DOS: Bradford Twp. Election Precinct Boundaries Don’t Comply with State Law

(Provided map)

CLEARFIELD – Bradford Township’s election precinct issue isn’t resolved just yet.

At Tuesday’s commissioners’ meeting, Solicitor Kim Kesner reported correspondence, dated April 17, had been received by the Elections Board from the Pennsylvania Department of State.

He said in February, President Judge Fredric Ammerman ruled favorably on a redistricting petition filed by the electors in Bradford Township.

He said Ammerman approved the redistricting and specific boundaries for two precincts. However, he said the DOS has since determined the boundaries “don’t comply with state law.”

Kesner said after the court issued its ruling in this matter, a copy of the judge’s order with attached boundary maps were sent to the DOS for review.

He said the DOS correspondence went on to state: “The boundaries, as set, do not conform with census block lines from the most recently completed federal decennial census.”

When the petition was first filed, Kesner said the court directed the Elections Board to file a report, which it did.
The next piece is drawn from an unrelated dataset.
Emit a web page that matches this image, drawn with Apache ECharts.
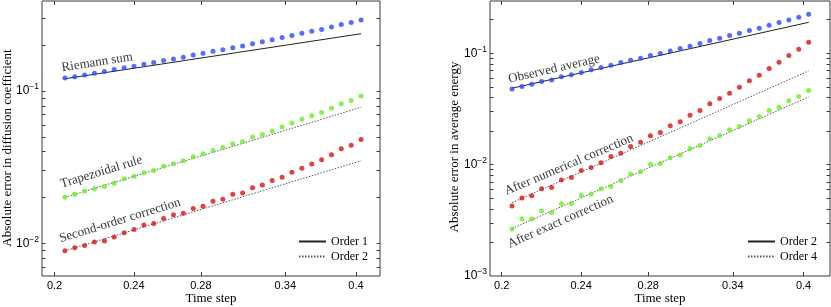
<!DOCTYPE html>
<html>
<head>
<meta charset="utf-8">
<script src="https://cdn.jsdelivr.net/npm/echarts@6/dist/echarts.min.js"></script>
<style>html,body{margin:0;padding:0;background:#fff;}#c{width:831px;height:307px;}</style>
</head>
<body>
<div id="c"></div>
<script>
// ---- data ----
const timeSteps = [0.2048,0.2095,0.2143,0.2192,0.2243,0.2294,0.2347,0.2401,0.2456,0.2512,0.2570,0.2629,0.2689,0.2751,0.2814,0.2879,0.2945,0.3013,0.3082,0.3153,0.3225,0.3299,0.3375,0.3452,0.3532,0.3613,0.3696,0.3781,0.3867,0.3956,0.4047];

const riemannErr = [0.1216,0.1240,0.1272,0.1310,0.1343,0.1384,0.1419,0.1455,0.1499,0.1537,0.1584,0.1624,0.1665,0.1724,0.1768,0.1822,0.1868,0.1924,0.1973,0.2043,0.2105,0.2169,0.2246,0.2315,0.2397,0.2470,0.2532,0.2636,0.2730,0.2813,0.2928];
const trapezoidErr = [0.02003,0.02096,0.02193,0.02282,0.02362,0.02483,0.02651,0.02759,0.02901,0.03004,0.03204,0.03335,0.03488,0.03703,0.03875,0.04073,0.04261,0.04499,0.04660,0.04995,0.05174,0.05467,0.05805,0.06163,0.06513,0.06882,0.07231,0.07717,0.08233,0.08655,0.09283];
const secondOrderErr = [0.008924,0.009335,0.009667,0.01021,0.01036,0.01101,0.01174,0.01234,0.01317,0.01351,0.01456,0.01538,0.01577,0.01691,0.01751,0.01888,0.01945,0.02096,0.02138,0.02317,0.02411,0.02585,0.02717,0.02929,0.03110,0.03319,0.03540,0.03817,0.04176,0.04410,0.04801];

const observedErr = [0.04786,0.05023,0.05272,0.05569,0.05765,0.06134,0.06393,0.06709,0.07089,0.07439,0.07806,0.08248,0.08654,0.09019,0.09530,0.09931,0.1049,0.1101,0.1156,0.1221,0.1299,0.1363,0.1440,0.1511,0.1597,0.1676,0.1783,0.1884,0.1991,0.2103,0.2238];
const numericalErr = [0.004244,0.005007,0.005254,0.006071,0.006240,0.007261,0.007672,0.008865,0.009432,0.01038,0.01183,0.01268,0.01455,0.01591,0.01814,0.01943,0.02230,0.02422,0.02780,0.03061,0.03512,0.03922,0.04378,0.04956,0.05648,0.06350,0.07289,0.08305,0.09530,0.1086,0.1255];
const exactErr = [0.002639,0.003267,0.003245,0.003828,0.003724,0.004454,0.004485,0.005291,0.005438,0.006071,0.006371,0.007211,0.008218,0.008624,0.01010,0.01024,0.01151,0.01217,0.01396,0.01486,0.01705,0.01827,0.02053,0.02200,0.02472,0.02704,0.03061,0.03279,0.03737,0.04087,0.04625];

// reference slope lines (end points)
const refSteps = [0.2048, 0.4047];
const order1Riemann = [0.1204, 0.2378];
const order2Trapezoid = [0.02003, 0.07817];
const order2Second = [0.008924, 0.03482];
const order2Observed = [0.04853, 0.1894];
const order4Numerical = [0.004559, 0.06943];
const order4Exact = [0.002665, 0.04059];

// ticks
const xTickValues = [0.2, 0.24, 0.28, 0.34, 0.4];
const leftYLabels = [0.01, 0.1];
const leftYTicks = [0.007,0.008,0.009,0.01,0.02,0.03,0.04,0.05,0.06,0.07,0.08,0.09,0.1,0.2,0.3];
const rightYLabels = [0.001, 0.01, 0.1];
const rightYTicks = [0.002,0.003,0.004,0.005,0.006,0.007,0.008,0.009,0.01,0.02,0.03,0.04,0.05,0.06,0.07,0.08,0.09,0.1,0.2];

const leftLegend = ['Order 1', 'Order 2'];
const rightLegend = ['Order 2', 'Order 4'];
const xTitle = 'Time step';
const leftYTitle = 'Absolute error in diffusion coefficient';
const rightYTitle = 'Absolute error in average energy';

// ---- styling ----
const SANS = 'Liberation Sans';
const SERIF = 'Liberation Serif';
const AX = '#3a3a3a';
const BLUE = '#2a48ff', GREEN = '#66f022', RED = '#d81212';

function xAxisDef(grid, min, max, pos, labels) {
  return {
    type: 'log', logBase: 10, gridIndex: grid, position: pos, min: min, max: max,
    name: labels ? xTitle : '', nameLocation: 'middle', nameGap: 16.5, nameMoveOverlap: false,
    nameTextStyle: {fontFamily: SERIF, fontSize: 13, color: '#000'},
    axisLine: {show: false},
    splitLine: {show: false}, minorTick: {show: false}, minorSplitLine: {show: false},
    axisTick: {show: true, inside: true, length: 4, lineStyle: {color: AX}, customValues: xTickValues},
    axisLabel: {show: labels, margin: 4, fontFamily: SANS, fontSize: 11, color: '#000',
      customValues: xTickValues, formatter: v => String(+(+v).toPrecision(6))}
  };
}
function yAxisDef(grid, min, max, pos, labels, ticks, labelVals) {
  return {
    type: 'log', logBase: 10, gridIndex: grid, position: pos, min: min, max: max,
    axisLine: {show: false},
    splitLine: {show: false}, minorTick: {show: false}, minorSplitLine: {show: false},
    axisTick: {show: true, inside: true, length: 3.5, lineStyle: {color: AX}, customValues: ticks},
    axisLabel: {show: labels, margin: 3, color: '#000', customValues: labelVals,
      formatter: v => '{b|10}{s|' + String(Math.round(Math.log10(v))).replace('-', '\u2212') + '}',
      rich: {
        b: {fontFamily: SANS, fontSize: 12, color: '#000'},
        s: {fontFamily: SANS, fontSize: 8.5, color: '#000', padding: [0, 0, 8, 0]}
      }}
  };
}

function dots(name, ys, color, xi, yi, text, rot, off, va) {
  const data = timeSteps.map((x, i) => [x, ys[i]]);
  data[0] = {value: data[0], label: {show: true, formatter: text, rotate: rot, offset: off,
    position: 'inside', align: 'left', verticalAlign: va || 'bottom',
    fontFamily: SERIF, fontSize: 13, color: '#000'}};
  return {name: name, type: 'scatter', xAxisIndex: xi, yAxisIndex: yi, data: data,
    symbol: 'circle', symbolSize: 5, itemStyle: {color: color}, z: 5,
    label: {show: false}, emphasis: {disabled: true}, silent: true};
}
function ref(name, ys, dash, xi, yi) {
  return {name: name, type: 'line', xAxisIndex: xi, yAxisIndex: yi,
    data: refSteps.map((x, i) => [x, ys[i]]), symbol: 'none', z: 3,
    lineStyle: {color: dash ? '#555' : '#222', width: 1, type: dash ? [1.5, 1.5] : 'solid'},
    itemStyle: {color: dash ? '#555' : '#222'},
    emphasis: {disabled: true}, silent: true, animation: false};
}
function yTitle(text, cx, cy) {
  return {type: 'text', x: cx, y: cy, rotation: Math.PI / 2, silent: true,
    style: {text: text, fill: '#000', font: '13px "Liberation Serif"', align: 'center', verticalAlign: 'middle'}};
}

const legendText = {fontFamily: SERIF, fontSize: 12, color: '#000'};
const legendBase = {orient: 'vertical', top: 235.5, itemWidth: 27, itemHeight: 14, itemGap: 3,
  textStyle: legendText, selectedMode: false, padding: 0, formatter: n => n.slice(2),
  itemStyle: {opacity: 0}};
const option = {
  animation: false,
  grid: [
    {left: 42, top: 1, width: 338, height: 275, show: true, borderColor: AX, borderWidth: 1,
     containLabel: false, outerBoundsMode: 'none'},
    {left: 490, top: 1, width: 340, height: 275, show: true, borderColor: AX, borderWidth: 1,
     containLabel: false, outerBoundsMode: 'none'}
  ],
  graphic: [yTitle(leftYTitle, 7.5, 148), yTitle(rightYTitle, 455, 147)],
  xAxis: [
    xAxisDef(0, 0.1943, 0.4227, 'bottom', true),
    xAxisDef(0, 0.1943, 0.4227, 'top', false),
    xAxisDef(1, 0.1947, 0.4250, 'bottom', true),
    xAxisDef(1, 0.1947, 0.4250, 'top', false)
  ],
  yAxis: [
    yAxisDef(0, 0.0061, 0.39, 'left', true, leftYTicks, leftYLabels),
    yAxisDef(0, 0.0061, 0.39, 'right', false, leftYTicks, leftYLabels),
    yAxisDef(1, 0.001, 0.2944, 'left', true, rightYTicks, rightYLabels),
    yAxisDef(1, 0.001, 0.2944, 'right', false, rightYTicks, rightYLabels)
  ],
  legend: [
    Object.assign({}, legendBase, {data: leftLegend.map(n => ({name: 'L ' + n})), left: 298}),
    Object.assign({}, legendBase, {data: rightLegend.map(n => ({name: 'R ' + n})), left: 747})
  ],
  series: [
    ref('L Order 1', order1Riemann, false, 0, 0),
    ref('L Order 2', order2Trapezoid, true, 0, 0),
    ref('L Order 2', order2Second, true, 0, 0),
    dots('Riemann sum', riemannErr, BLUE, 0, 0, 'Riemann sum', 9, [-1.5, -4]),
    dots('Trapezoidal rule', trapezoidErr, GREEN, 0, 0, 'Trapezoidal rule', 17, [-0.2, -7.1]),
    dots('Second-order correction', secondOrderErr, RED, 0, 0, 'Second-order correction', 17, [-1.5, -6.4]),
    ref('R Order 2', order2Observed, false, 2, 2),
    ref('R Order 4', order4Numerical, true, 2, 2),
    ref('R Order 4', order4Exact, true, 2, 2),
    dots('Observed average', observedErr, BLUE, 2, 2, 'Observed average', 13, [-1.3, -3.4]),
    dots('After numerical correction', numericalErr, RED, 2, 2, 'After numerical correction', 23, [-0.8, -9.4]),
    dots('After exact correction', exactErr, GREEN, 2, 2, 'After exact correction', 24, [-9.7, 19.4])
  ]
};
const chart = echarts.init(document.getElementById('c'), null, {renderer: 'canvas'});
chart.setOption(option);
</script>
</body>
</html>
This report indicated that Kesner’s assessment of state law was the board could only set boundaries in “strict” accordance with census block lines.

However, he said the petitioners argued before Ammerman that he had other case authority discretion and could determine what was in the convenience of the electors and in the public interest.

Kesner said what’s “most disturbing” is that the DOS has directed the Elections Board to change the boundaries within 60 days.

He requested for a special board meeting to be held to review and respond to this matter. The board will meet at 2:30 p.m. Friday, April 26 in the commissioners’ conference room.

Prior to this, Kesner will write the DOS because he has a number of legal issues that must be addressed. First, he plans to question by what authority does the board have to overrule a court order.

Kesner said the court order was entered Feb. 13 and the 30-day appeal period has since expired. He said the DOS related informally prior to the court’s hearing that it needed to review the outcome.

He said the DOS was encouraged to come to the hearing and express any legal opinion it had, but it chose not to send anyone on its behalf.

“I don’t know how the board of elections can change a court order without violating it and being in contempt of it,” Kesner said. “The board didn’t redistrict.

“This was a petition filed by the electors, which was acted upon by the court. So, I need to know what legal authority the DOS believes the county has that it can act unilaterally in the face of a court order.”

He said the DOS also indicated that if the board fails to change the boundaries, a statutory remedy to deny the county reimbursements may be utilized until proper changes are made.

Commissioner Mark B. McCracken said that this is going to be absolutely disheartening and frustrating for the citizens of Bradford Township.

Kesner said if the DOS was correct and there’s absolutely no discretion, then it nullifies the statutory procedure that allows citizens to file a petition and take a matter to court.

“If the only standard is census block lines, that’s black and white,” he said. “We know what those are from the last census; those were introduced as evidence.

“But as your current solicitor, I must admit that I am confounded by the position that’s been taken by the Pennsylvania Department of State.”